There is also an error with the values in the sampler that you are using with read_imagei.
The sampler you are using with read_imagei in your kernel is defined to be: (CLK_NORMALIZED_COORDS_TRUE | CLK_ADDRESS_REPEAT | CLK_FILTER_NEAREST).
The spec states the following for read_imagei and read_imageui:
"The read_image{i|ui} calls support a nearest filter only. The filter_mode specified in sampler
must be set to CLK_FILTER_NEAREST; otherwise the values returned are undefined.
Furthermore, the read_image{i|ui} calls that take integer coordinates must use a sampler with
normalized coordinates set to CLK_NORMALIZED_COORDS_FALSE and addressing mode set to
CLK_ADDRESS_CLAMP_TO_EDGE, CLK_ADDRESS_CLAMP or CLK_ADDRESS_NONE; otherwise the values returned are undefined."
You cannot use CLK_NORMALIZED_COORDS_TRUE and CLK_ADDRESS_REPEAT which you are using. In the code it looks like you are passing un-normalized coords but the sampler is programmed in your code to use normalized coords.
Given those error messages I’m inclined to think that the problem is in your host program, not in your kernel. They look more like linker errors than compiler errors. Perhaps you are trying to use this kernel on a device with no image support?
Andrew, looks like that was the issue. I was under the impression that I’d get an error from clCreateImage2D if image support was not available, but because I have several devices with different capabilities, things get confused…

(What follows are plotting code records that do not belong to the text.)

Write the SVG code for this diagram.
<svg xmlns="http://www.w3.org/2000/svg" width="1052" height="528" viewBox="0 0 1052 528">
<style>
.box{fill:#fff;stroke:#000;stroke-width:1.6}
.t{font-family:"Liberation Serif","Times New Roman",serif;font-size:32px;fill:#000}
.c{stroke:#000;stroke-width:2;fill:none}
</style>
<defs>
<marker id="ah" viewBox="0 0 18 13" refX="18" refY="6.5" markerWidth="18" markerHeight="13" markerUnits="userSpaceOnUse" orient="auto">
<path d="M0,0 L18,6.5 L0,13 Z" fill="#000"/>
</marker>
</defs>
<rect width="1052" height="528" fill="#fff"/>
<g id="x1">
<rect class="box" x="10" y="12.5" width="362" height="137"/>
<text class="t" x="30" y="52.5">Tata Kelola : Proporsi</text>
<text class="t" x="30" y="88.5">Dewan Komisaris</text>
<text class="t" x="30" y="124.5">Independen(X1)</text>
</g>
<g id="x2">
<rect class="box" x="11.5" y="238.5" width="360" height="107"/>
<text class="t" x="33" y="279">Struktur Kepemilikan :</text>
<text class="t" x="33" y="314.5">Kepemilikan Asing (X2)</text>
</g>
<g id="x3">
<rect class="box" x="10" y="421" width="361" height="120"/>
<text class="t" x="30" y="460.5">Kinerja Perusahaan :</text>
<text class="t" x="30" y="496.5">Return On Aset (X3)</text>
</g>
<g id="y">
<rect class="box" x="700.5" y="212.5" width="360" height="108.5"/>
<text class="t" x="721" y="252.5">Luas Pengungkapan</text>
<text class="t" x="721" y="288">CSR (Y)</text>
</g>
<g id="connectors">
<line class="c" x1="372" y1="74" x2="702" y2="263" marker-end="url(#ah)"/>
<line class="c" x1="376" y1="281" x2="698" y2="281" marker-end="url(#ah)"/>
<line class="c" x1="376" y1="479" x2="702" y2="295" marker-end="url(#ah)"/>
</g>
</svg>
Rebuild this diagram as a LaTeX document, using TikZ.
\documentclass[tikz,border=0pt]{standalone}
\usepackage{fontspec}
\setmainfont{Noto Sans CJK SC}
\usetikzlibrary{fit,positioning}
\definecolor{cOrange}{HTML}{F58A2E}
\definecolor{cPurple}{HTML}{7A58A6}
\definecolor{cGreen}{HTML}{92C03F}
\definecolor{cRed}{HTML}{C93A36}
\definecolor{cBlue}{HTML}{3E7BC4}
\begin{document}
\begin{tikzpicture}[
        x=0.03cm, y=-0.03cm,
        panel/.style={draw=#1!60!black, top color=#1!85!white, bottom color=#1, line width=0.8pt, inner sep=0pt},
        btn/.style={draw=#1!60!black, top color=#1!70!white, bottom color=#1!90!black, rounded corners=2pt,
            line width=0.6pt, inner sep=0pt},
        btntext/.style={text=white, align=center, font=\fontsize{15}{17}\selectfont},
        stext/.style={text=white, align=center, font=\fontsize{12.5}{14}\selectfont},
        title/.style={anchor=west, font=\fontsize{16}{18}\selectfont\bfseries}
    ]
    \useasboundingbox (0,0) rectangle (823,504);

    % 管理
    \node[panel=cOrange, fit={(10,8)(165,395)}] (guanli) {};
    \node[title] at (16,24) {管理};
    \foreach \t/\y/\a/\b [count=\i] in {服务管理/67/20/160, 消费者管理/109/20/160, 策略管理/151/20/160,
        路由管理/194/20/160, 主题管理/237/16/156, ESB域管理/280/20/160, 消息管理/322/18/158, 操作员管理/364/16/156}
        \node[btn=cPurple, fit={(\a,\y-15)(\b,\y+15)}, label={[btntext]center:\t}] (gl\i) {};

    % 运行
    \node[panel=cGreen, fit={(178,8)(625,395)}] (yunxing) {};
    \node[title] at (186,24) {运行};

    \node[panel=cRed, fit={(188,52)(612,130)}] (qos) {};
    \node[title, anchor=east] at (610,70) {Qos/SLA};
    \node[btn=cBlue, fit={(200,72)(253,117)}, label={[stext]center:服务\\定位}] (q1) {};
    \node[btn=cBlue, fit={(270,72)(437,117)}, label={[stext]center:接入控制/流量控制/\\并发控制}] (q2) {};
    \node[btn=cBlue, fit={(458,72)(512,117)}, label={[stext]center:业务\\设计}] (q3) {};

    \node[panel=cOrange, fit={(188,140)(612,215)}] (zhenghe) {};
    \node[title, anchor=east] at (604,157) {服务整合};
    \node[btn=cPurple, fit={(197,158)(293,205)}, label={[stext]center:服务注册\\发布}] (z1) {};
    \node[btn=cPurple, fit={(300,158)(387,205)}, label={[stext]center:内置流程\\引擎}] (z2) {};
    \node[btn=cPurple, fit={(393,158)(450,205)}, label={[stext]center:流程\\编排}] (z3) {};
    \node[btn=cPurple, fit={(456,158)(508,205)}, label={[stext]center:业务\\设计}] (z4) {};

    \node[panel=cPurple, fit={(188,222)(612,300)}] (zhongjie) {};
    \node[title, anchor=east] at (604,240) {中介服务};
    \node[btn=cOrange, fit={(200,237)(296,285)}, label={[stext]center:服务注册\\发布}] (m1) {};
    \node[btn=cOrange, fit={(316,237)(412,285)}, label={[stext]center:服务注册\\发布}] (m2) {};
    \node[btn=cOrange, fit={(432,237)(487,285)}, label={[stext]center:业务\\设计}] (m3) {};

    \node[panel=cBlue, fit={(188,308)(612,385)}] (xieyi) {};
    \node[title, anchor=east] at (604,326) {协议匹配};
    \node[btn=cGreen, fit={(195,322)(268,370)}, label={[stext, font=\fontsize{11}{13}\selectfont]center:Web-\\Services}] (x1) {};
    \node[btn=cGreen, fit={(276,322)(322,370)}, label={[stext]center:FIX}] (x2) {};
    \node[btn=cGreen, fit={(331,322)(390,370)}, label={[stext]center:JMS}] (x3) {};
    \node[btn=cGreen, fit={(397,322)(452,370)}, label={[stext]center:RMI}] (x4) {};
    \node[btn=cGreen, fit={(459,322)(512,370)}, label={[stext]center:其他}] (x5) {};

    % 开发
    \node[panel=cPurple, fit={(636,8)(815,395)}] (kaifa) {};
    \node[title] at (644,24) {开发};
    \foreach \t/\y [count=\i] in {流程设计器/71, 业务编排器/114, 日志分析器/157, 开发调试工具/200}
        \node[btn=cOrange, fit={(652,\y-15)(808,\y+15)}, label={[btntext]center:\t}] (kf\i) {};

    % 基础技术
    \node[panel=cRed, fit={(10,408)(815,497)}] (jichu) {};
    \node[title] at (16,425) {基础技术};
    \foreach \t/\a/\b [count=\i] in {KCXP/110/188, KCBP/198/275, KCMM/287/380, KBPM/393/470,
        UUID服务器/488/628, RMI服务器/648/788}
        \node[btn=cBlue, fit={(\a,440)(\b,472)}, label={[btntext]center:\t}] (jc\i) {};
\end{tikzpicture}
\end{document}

I’m creating an OCL device for all available hardware (one CPU, two GPU), and if I disable the CPU device (which doesn’t have image support), it compiles, but gives me an access violation when I run it. This looks like a problem on my end with buffer sizes, will post later if it turns out to be something more involved.
So the big problem was that I have three devices (all held within a private class), two of which have image support and various extensions, and one of which has no image support and more limited extensions. Looks like I’ll have to run the kernels device-specifically for “special” instructions like images or atomic functions.